[Start of PROVIDED DATA]

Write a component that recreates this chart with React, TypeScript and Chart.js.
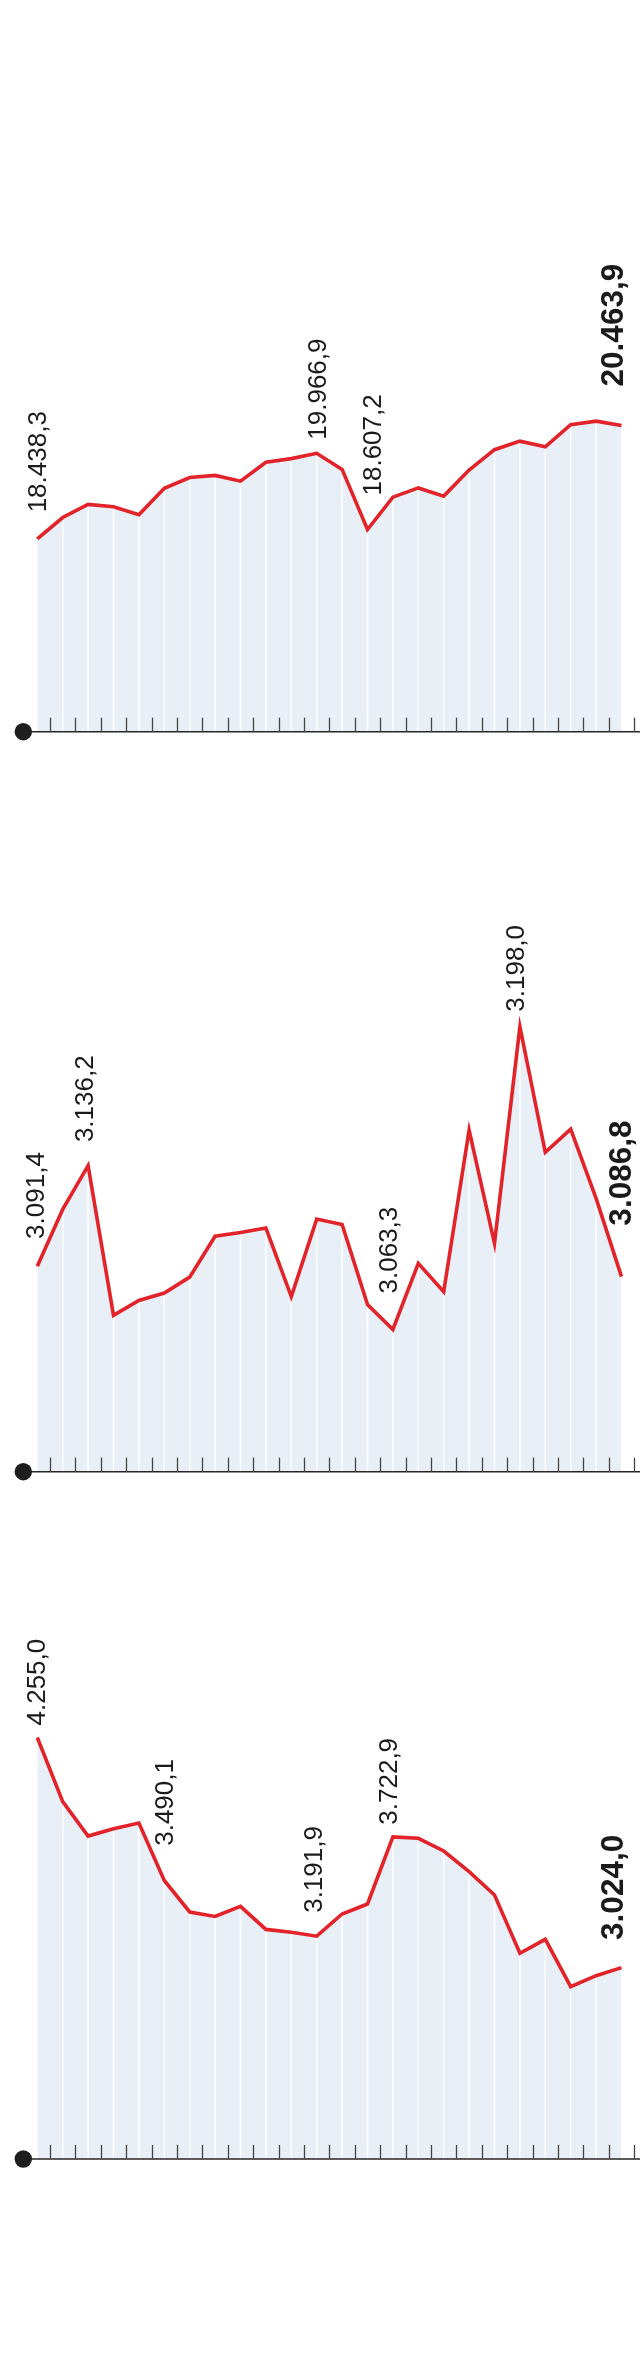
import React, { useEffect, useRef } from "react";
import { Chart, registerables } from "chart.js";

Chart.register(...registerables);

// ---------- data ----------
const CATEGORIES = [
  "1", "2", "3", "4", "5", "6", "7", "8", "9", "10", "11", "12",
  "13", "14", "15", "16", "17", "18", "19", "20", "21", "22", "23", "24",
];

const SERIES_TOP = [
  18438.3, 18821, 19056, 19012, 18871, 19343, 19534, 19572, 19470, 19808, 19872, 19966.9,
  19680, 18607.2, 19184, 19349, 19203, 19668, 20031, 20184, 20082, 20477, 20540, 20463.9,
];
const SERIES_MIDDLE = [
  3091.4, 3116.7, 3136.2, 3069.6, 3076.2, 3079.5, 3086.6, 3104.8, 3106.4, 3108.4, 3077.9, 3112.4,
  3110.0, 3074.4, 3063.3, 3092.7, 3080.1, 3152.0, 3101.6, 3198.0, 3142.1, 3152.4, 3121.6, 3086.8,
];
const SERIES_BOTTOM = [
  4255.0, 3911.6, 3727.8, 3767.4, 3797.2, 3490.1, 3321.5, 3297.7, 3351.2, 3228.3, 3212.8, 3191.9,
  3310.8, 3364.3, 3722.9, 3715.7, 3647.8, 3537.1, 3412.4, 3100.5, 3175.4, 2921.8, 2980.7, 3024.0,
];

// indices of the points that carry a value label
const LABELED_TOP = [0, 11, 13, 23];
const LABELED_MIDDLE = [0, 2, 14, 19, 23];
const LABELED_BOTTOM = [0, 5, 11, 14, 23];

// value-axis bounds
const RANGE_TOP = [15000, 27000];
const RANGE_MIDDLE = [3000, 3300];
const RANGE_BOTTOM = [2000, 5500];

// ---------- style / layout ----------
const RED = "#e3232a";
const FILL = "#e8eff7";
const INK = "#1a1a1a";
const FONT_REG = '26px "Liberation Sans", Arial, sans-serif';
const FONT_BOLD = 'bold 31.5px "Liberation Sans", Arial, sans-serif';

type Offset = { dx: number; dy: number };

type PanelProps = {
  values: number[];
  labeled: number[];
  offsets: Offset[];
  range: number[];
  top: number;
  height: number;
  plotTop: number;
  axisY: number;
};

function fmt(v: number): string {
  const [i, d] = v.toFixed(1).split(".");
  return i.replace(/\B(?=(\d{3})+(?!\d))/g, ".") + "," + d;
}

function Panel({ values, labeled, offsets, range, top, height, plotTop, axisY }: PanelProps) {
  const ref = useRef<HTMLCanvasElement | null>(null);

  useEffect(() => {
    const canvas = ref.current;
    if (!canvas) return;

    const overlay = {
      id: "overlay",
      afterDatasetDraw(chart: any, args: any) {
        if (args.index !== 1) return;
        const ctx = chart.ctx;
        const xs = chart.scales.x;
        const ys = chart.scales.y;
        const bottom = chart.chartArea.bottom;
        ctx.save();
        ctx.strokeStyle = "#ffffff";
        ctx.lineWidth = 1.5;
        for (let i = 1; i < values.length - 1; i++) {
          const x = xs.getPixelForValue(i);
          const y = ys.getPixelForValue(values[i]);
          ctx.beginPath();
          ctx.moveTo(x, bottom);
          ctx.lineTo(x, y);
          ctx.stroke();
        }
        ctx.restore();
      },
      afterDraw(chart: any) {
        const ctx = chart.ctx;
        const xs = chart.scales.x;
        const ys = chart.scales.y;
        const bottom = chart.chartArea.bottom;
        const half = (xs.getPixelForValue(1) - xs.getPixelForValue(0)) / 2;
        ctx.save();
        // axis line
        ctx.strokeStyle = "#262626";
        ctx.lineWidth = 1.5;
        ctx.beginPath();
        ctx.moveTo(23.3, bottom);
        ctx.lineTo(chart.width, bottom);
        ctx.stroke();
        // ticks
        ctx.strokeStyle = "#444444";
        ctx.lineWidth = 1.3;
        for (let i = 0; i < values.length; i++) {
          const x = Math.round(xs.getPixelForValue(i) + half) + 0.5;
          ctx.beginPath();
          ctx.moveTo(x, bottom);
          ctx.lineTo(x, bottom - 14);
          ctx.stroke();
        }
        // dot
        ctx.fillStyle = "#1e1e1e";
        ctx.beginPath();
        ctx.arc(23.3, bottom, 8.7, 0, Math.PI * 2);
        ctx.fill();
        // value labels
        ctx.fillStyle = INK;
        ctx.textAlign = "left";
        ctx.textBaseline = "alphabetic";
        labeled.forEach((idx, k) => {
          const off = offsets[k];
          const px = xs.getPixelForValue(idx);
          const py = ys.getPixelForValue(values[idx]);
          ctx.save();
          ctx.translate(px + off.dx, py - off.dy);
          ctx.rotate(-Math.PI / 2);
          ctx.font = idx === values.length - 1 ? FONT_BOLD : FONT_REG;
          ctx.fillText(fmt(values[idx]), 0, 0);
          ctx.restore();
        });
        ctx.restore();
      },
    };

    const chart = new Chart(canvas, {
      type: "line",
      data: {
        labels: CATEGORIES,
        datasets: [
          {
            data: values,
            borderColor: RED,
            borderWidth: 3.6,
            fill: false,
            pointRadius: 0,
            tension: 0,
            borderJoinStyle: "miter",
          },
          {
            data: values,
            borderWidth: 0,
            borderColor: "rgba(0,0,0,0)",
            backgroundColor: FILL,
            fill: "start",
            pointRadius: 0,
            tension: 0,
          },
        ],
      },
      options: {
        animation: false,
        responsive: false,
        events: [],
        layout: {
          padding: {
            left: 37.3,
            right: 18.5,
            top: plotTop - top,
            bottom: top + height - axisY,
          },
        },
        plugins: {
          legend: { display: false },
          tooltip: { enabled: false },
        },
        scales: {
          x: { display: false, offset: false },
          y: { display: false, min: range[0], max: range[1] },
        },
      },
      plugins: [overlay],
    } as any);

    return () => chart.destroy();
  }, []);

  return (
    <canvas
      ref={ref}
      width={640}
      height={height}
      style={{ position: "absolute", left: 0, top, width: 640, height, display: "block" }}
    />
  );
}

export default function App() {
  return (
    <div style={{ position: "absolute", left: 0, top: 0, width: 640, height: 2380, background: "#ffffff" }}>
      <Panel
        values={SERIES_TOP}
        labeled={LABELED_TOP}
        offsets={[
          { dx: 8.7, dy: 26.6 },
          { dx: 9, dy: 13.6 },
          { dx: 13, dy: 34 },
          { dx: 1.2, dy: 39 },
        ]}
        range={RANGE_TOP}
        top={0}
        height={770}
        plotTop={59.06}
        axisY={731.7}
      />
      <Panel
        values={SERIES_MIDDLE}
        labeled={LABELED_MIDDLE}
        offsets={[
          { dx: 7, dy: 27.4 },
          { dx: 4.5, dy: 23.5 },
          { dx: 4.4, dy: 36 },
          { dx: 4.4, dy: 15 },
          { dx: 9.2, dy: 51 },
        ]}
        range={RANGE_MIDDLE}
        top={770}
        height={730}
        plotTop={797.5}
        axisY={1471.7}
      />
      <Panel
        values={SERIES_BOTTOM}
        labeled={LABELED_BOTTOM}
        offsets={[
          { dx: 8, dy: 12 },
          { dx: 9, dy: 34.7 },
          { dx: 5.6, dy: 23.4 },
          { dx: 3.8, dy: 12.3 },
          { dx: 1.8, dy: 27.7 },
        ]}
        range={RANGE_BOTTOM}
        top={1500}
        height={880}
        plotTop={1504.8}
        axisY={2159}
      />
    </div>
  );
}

[End of PROVIDED DATA]

→ **THE TASK**
Leave out any pictures, please, and quote only the lines from the top of the data through the line that contains "Chart.register(...registerables);".

→ **SOLUTION**
Write a component that recreates this chart with React, TypeScript and Chart.js.
import React, { useEffect, useRef } from "react";
import { Chart, registerables } from "chart.js";

Chart.register(...registerables);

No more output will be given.